Als lezer is het prima om het niet eens te zijn met de premisse, zolang je je maar kunt inleven in de motivaties van de personages die op die stelling zijn gebaseerd. En, zo leerde ik van mijn tegenlezer, zolang het de hoofpersoon niet al te onsympathiek maakt.

Sinds de brief slaap ik niet meer. De radertjes in mijn hoofd maken overuren. Ik leef me in, ik graaf me onder, ik ben mijn hoofdpersoon, zo sympathiek mogelijk (en moe). Bij elke handeling denk ik: is mijn eigenbelang sterker dan dat ik het beste voor mijn kind wens? Het is puzzelen, analyseren, afwegen.

En dan een paar dagen later, zo met een dekentje op de bank en een doos bonbons binnen handbereik, begint er traag een spaarlamp te branden tussen die radertjes. Ja. Ik ben de hoofdpersoon, en het beste voor mijn kind gaat voor mijn eigenbelang, ook al is dat soms slikken. Dat is het: de premisse is niet mijn leidraad maar mijn worsteling.  
Haar worsteling.

Kwartje gevallen.
Aan de slag.

Ik heb drie keer een kind op de wereld gezet en wist elke keer hoe dat kind zou gaan heten, nog voordat ik het had ontmoet. Een naam voor een leven lang.
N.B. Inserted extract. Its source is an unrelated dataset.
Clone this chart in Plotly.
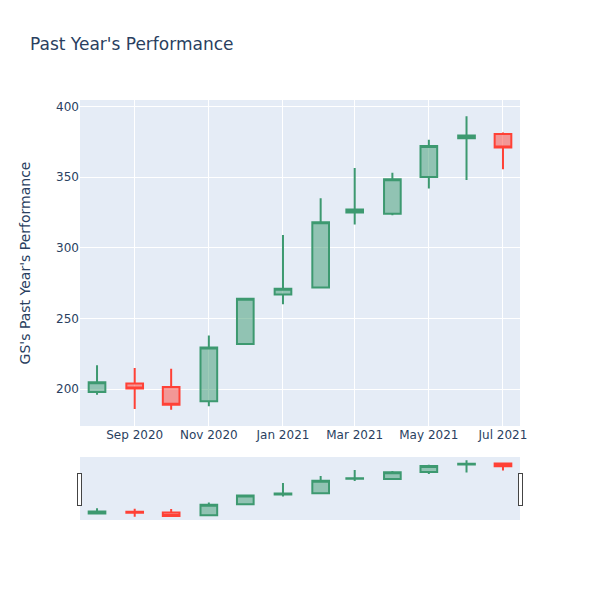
import plotly.graph_objects as go

# monthly candles
DATES = ["2020-08-01", "2020-09-01", "2020-10-01", "2020-11-01", "2020-12-01", "2021-01-01",
         "2021-02-01", "2021-03-01", "2021-04-01", "2021-05-01", "2021-06-01", "2021-07-01"]
OPEN = [198, 204, 201.5, 191.5, 232, 267, 272, 325, 324, 350, 377.5, 380.5]
HIGH = [217, 215, 214.5, 238, 264, 309, 335, 356.5, 353, 376.5, 393, 381.5]
LOW = [196, 186, 185.5, 188, 231.5, 260, 272, 316.5, 323, 342, 348, 355.5]
CLOSE = [205, 200.5, 189, 229.5, 264, 271, 318, 327, 348.5, 372, 379.5, 371]

fig = go.Figure()
fig.add_trace(go.Candlestick(
    x=DATES,
    open=OPEN,
    high=HIGH,
    low=LOW,
    close=CLOSE,
))

# page body has an 8px margin, so pull everything up/left by 8px
fig.update_layout(
    title=dict(text="Past Year's Performance", x=22 / 600, xanchor="left",
               y=1 - 36 / 600, yanchor="middle"),
    yaxis=dict(title=dict(text="GS's Past Year's Performance", standoff=22)),
    font=dict(family="DejaVu Sans"),
    width=600,
    height=600,
    margin=dict(l=72, r=88, t=92, b=88),
)

fig.write_html("out.html")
Maar nu. Mijn hoofdpersoon in #Boek2 is al aan haar 7e naam toe. Het begon met Lucia, toen Liesbeth, Lisa, Esther, Iris, Sophie, en eindigde met Ellen, voorlopig.
Het probleem is de associatie. Ik heb een naam nodig die nog niet in mijn leven was. Zodat ik tijdens het schrijven niet lastiggevallen wordt door dat rotkind van de basisschool of die overattente collega die toevallig ook zo heet. Een nieuw iemand wil ik.

Het is leuk (gewoon leuk) als er symboliek in de naam zit. Maar niet te dik. Dus geen heldhaftig hoofdpersoon met de naam Diana (=godin van de jacht) of de verloren dochter die Femke (=meisje) heet.
De hoofdpersoon uit Dieptepunt heet Martha. Ze is vernoemd naar Martijn, het broertje dat stierf voordat zij geboren werd. Haar ouders hebben zijn dood nooit verwerkt en projecteerden hun verdriet op haar. Het afschudden van die projectie is haar drijfveer.

Over #Boek2: ik blader nog vaak door het voornamenboek van Prisma. Want er is een betere dan Ellen, denk ik. Een naam zonder associatie maar met iets meer symboliek. 
Gelukkig is er find&replace in het fictieve leven. Ik heb nog even.